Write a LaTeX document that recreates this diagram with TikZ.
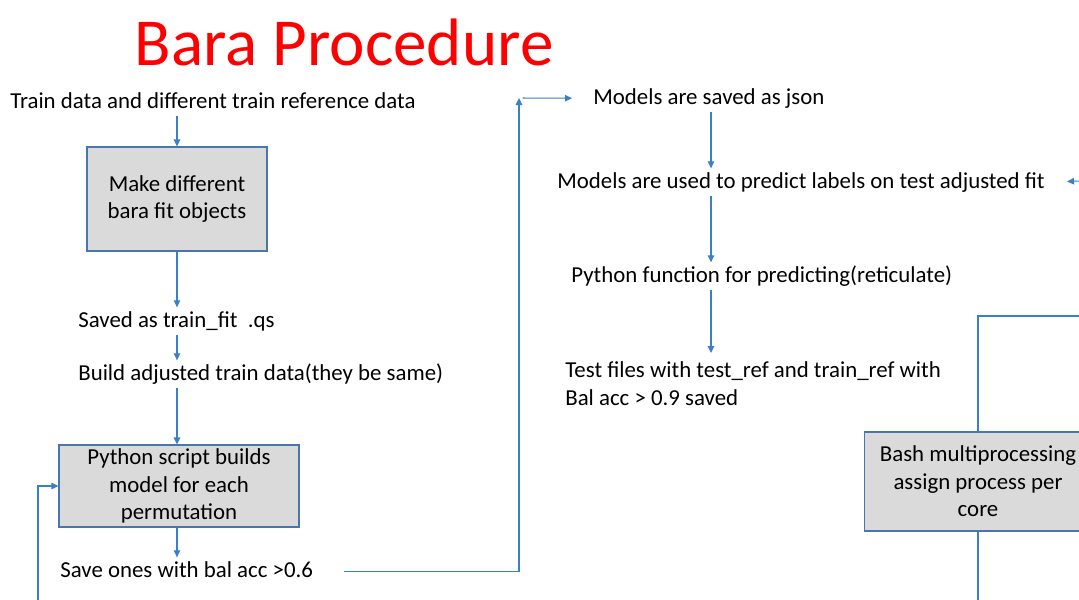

==

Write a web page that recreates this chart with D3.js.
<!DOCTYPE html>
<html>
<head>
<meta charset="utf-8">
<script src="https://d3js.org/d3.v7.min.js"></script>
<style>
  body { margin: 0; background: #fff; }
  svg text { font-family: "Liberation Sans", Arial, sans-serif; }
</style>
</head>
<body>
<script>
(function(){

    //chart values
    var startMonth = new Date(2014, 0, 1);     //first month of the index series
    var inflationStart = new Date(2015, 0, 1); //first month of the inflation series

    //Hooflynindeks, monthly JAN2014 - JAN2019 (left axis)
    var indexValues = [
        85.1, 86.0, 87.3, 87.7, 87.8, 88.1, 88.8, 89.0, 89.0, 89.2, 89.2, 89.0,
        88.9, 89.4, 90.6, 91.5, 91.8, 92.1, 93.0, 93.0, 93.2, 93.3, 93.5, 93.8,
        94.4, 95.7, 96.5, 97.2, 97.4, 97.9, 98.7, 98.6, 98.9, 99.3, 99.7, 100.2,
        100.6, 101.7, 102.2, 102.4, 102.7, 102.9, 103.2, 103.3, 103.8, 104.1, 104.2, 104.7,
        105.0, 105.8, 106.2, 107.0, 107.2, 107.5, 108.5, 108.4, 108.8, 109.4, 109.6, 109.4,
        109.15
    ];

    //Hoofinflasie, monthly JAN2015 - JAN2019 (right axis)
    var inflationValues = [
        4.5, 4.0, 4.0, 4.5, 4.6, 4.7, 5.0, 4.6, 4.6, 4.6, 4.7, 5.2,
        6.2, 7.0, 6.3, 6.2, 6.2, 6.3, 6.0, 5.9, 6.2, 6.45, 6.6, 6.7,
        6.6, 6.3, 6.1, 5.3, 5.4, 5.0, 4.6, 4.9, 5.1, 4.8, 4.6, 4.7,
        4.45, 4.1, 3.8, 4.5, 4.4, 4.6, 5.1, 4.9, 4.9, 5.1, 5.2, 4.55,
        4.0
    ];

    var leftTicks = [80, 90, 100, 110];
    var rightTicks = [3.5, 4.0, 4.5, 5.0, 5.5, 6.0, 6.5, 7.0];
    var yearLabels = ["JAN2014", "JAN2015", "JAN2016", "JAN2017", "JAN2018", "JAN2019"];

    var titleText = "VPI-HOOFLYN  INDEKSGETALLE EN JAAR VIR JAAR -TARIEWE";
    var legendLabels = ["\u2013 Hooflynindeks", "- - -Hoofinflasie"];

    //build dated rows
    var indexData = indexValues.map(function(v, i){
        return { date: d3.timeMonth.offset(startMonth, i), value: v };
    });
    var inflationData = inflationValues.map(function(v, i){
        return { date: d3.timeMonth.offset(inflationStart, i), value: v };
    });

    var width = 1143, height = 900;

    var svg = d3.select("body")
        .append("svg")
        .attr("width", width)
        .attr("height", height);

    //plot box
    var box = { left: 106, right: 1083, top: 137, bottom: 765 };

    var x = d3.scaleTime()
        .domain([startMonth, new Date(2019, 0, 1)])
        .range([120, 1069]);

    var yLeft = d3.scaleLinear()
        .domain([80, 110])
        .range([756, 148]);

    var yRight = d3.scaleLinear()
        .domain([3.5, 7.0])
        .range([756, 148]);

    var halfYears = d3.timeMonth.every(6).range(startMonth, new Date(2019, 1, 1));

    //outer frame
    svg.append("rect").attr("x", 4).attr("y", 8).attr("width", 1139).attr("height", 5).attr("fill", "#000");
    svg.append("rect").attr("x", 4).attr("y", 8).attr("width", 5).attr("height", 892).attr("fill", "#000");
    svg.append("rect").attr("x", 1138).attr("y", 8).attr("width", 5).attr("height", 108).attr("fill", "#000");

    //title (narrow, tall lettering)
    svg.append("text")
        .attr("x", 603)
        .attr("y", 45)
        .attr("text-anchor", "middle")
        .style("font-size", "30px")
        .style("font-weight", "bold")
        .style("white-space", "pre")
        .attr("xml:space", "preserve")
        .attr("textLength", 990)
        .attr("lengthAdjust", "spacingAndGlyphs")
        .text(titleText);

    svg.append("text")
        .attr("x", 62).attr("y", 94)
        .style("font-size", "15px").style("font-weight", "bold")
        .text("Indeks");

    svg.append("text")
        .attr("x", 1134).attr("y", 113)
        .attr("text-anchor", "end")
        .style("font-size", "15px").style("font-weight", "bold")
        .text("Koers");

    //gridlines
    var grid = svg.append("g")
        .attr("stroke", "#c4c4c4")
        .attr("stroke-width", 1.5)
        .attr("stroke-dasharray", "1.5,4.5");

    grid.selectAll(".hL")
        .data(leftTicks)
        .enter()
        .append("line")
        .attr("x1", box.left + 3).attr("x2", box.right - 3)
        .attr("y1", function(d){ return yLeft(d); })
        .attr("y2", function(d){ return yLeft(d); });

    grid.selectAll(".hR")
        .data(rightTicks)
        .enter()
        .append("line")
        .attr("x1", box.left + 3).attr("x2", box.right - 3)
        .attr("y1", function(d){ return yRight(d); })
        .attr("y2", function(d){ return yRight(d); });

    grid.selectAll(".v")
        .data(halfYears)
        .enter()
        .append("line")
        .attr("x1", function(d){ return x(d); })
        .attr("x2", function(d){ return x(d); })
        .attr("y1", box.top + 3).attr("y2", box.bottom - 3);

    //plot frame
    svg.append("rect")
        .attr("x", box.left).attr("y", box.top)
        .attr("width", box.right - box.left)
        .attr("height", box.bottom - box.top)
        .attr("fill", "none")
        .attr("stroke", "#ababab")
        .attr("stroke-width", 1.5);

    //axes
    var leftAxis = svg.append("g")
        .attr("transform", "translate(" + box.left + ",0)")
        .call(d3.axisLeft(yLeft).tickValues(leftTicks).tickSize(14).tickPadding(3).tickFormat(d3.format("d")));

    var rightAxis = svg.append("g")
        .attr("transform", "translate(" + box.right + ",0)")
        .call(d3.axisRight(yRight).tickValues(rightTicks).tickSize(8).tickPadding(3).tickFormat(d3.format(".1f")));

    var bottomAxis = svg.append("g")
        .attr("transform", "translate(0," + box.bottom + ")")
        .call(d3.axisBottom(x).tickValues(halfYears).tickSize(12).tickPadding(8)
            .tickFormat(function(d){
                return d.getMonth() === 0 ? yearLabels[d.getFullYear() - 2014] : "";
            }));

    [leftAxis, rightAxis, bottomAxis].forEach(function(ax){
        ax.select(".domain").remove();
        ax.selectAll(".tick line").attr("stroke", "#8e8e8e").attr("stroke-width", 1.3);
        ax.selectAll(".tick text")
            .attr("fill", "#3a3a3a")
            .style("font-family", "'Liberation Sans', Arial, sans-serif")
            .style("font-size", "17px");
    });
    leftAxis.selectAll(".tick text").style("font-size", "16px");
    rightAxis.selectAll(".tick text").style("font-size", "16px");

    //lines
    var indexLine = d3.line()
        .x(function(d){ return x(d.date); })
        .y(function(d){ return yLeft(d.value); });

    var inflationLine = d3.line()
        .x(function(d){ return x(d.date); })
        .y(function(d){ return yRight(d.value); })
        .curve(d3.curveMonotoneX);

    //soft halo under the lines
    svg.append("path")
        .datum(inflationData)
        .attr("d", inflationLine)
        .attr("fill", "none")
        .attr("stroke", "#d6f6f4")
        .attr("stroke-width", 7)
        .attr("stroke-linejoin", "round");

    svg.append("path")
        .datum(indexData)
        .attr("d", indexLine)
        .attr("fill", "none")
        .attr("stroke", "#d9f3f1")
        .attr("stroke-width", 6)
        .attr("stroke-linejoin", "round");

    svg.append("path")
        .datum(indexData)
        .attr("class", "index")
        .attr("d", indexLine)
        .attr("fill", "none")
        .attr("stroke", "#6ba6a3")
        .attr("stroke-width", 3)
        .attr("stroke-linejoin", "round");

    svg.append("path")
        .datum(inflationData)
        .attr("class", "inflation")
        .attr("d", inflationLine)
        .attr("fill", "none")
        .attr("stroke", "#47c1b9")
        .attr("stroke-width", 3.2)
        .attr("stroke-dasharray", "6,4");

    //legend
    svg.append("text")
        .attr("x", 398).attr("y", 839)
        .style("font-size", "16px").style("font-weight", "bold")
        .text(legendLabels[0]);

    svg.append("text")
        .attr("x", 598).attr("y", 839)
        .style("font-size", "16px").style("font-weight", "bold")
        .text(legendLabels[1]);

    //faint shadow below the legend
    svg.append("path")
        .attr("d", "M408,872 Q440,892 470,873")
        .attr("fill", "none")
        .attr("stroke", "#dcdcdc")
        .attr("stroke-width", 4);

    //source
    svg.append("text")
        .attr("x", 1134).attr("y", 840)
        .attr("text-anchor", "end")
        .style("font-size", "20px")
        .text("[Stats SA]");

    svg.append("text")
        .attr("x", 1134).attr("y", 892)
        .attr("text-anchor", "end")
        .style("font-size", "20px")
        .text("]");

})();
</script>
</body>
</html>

> **Direction**
Extract each line from the listing that holds the word "with".

> **Reply**
Write a LaTeX document that recreates this diagram with TikZ.
Write a web page that recreates this chart with D3.js.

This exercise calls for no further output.